The log level for individual parts of the hierarchy can be set by
using a configuration option containing the path to the respective
hierarchy level.
For example, in order to enable DEBUG messages for all classes in
the com.aquenos.cassandra.pvarchiver
package (and
its sub-packages), one could set
logging.com.aquenos.cassandra.pvarchiver.level
to
DEBUG
.
The path to the log file can be specified using the
logging.file
option.
If no log file is specified (the default),
log messages are only written to the standard output.
In order to log to more than one log file (for example depending
on the log level or the class writing the log message) or in order
to disable logging to the standard output, one has to specify a
custom logback configuration file (see the next section).
When the configuration options directly available through the
Cassandra PV Archiver server configuration-file are not sufficient,
one can specify a custom Logback configuration file.
The path to this file is specified using the
logging.config
option.
The
information
available in the
Spring Boot Reference Guide
might be useful when using this option.
In addition to the configuration options that can be specified in the
server’s configuration file, there are two environment variables that
can be passed to the server’s startup script.

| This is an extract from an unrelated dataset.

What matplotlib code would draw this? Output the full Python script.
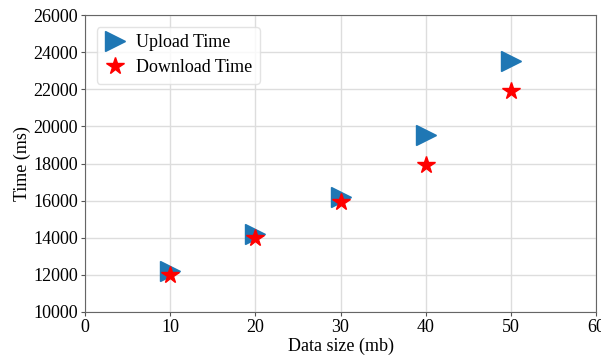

When using the Debian package, these environment variables should be
set in the file
/etc/default/cassandra-pv-archiver-server
.
The first environment variable is JAVA_HOME
.
It specifies the path to the JRE.
When starting the Java process, the server’s startup scripts uses the
$JAVA_HOME/bin/java
executable
(%JAVA_HOME%/bin/java.exe
on Windows).
When JAVA_HOME
is not set, the startup script uses the
java
executable that is in the search
PATH
of the shell executing the startup script.
The second environment variable is JAVA_OPTS
.
When set, the value of this environment variable is added to the
parameters passed to the java
executable.
It can be used to configure JVM options like the maximum heap size.